Talking: The dialogue is solid, with its great usage of timely vernacular without the cheeky handling of other 50’s based films like like Pleasantville. Dialogue such as “this is a cracker jack!”, and “I must scoot” authenticate the film but never cheese it up.
Score: 8

Sights: Another film by cinematographer Roger Deakins with beautiful cinematography. The camera has obsessive framing that constantly puts the character of focus in the middle of the screen, often surrounded by imagery representative of the oppressive conventionality that haunts April and Frank.
Score: 9

Sounds: Thomas Newman’s score is similar and almost as magnificent as the work he did for Mendes’ American Beauty. His choice of layering atmospheric on top of simple resonating pianos still proves effective tonally. Emotionally complimentary to Newman’s score is the film’s soundtrack, which implicates nostalgic songs by artists like Glenn Miller at precisely the correct moment. For example, The Ink Spots’ “The Gypsy”, (heard in the opening scene where a young April and Frank first meet), couldn’t have been placed any better.
Score: 8

OVERALL

Revolutionary Road is a beautiful portrait of relationships, particularly those set in vanilla suburbia. As with his masterpiece American Beauty, director Sam Mendes continues to be intrigued by both the text and subtext of rural characters and the essences of reality that constantly elude them.
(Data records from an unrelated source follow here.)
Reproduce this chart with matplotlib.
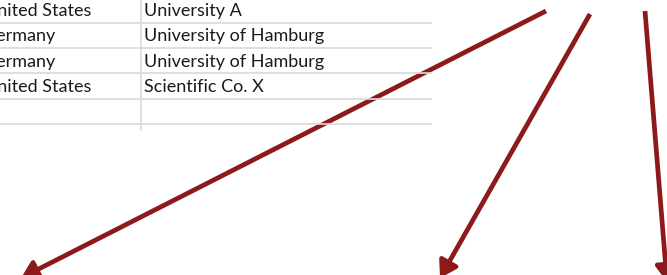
import matplotlib.pyplot as plt
from matplotlib.patches import FancyArrowPatch

# table contents (first column is cut off at the left edge)
countries = ["United States", "Germany", "Germany", "United States", ""]
institutions = ["University A", "University of Hamburg", "University of Hamburg", "Scientific Co. X", ""]

# arrows: start and end points in pixel coordinates
arrow_starts = [(546, 11), (590, 14), (645, 11)]
arrow_ends = [(21, 278), (440, 278), (667, 282)]

W, H = 667, 275
fig = plt.figure(figsize=(W / 100, H / 100), dpi=100)
ax = fig.add_axes([0, 0, 1, 1])
ax.set_xlim(0, W)
ax.set_ylim(H, 0)
ax.axis("off")

row_h = 25.4
col2_x = 140.5
grid_color = "#d9d9d9"
text_color = "#1a1a1a"

for i, (c, inst) in enumerate(zip(countries, institutions)):
    y_line = 22.5 + i * row_h
    ax.plot([0, 431], [y_line, y_line], color=grid_color, lw=1.2)
    ax.text(-16.5, y_line - 11.5, c, fontsize=13, color=text_color,
            va="center", ha="left", family="Lato")
    ax.text(col2_x + 3.5, y_line - 11.5, inst, fontsize=13, color=text_color,
            va="center", ha="left", family="Lato")

ax.plot([col2_x, col2_x], [0, 130], color=grid_color, lw=1.2)

for (x0, y0), (x1, y1) in zip(arrow_starts, arrow_ends):
    arr = FancyArrowPatch((x0, y0), (x1, y1),
                          arrowstyle="-|>,head_length=0.8,head_width=0.5",
                          mutation_scale=12, color="#8c1a1a", lw=3.4,
                          shrinkA=0, shrinkB=0, capstyle="butt")
    ax.add_patch(arr)

fig.savefig("out.png", dpi=100)
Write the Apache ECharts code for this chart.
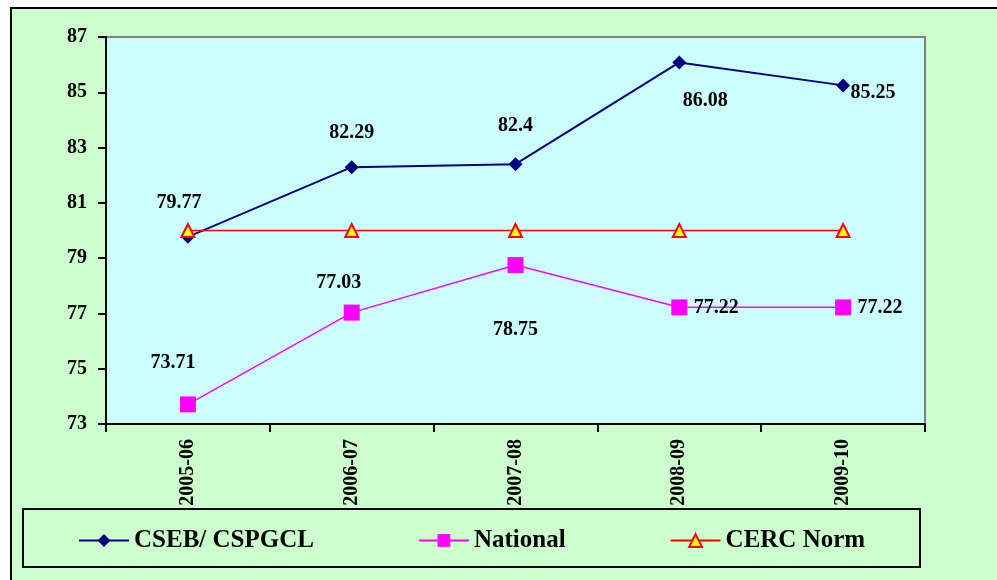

Though not as remarkable as his Best Picture-winning debut, Road is powerful in its subtlety, confident in the pacing that it weighs on fascinating characters (which are created by notable performances) and intriguing themes. Deakins’ cinematography, which is just as important to the film as its marquee-dominating cast, adds to the film’s (American) beauty.

Despite the film’s greatness, it is an audacious one-way Road to Oscar gold. Considering its characters, (oppressed housewife, imprisoned husband, and even obtuse supporting madman), along with story components (it’s not too far off from feeling like an American Beauty prequel), the film seemed engineered for awards right at its Hollywood-based conception. Though this is one of the year’s best, it would be disappointing if it were to win Best Picture – defeating films comparably Revolutionary to their time like Mendes’ 1999 work of art had once been.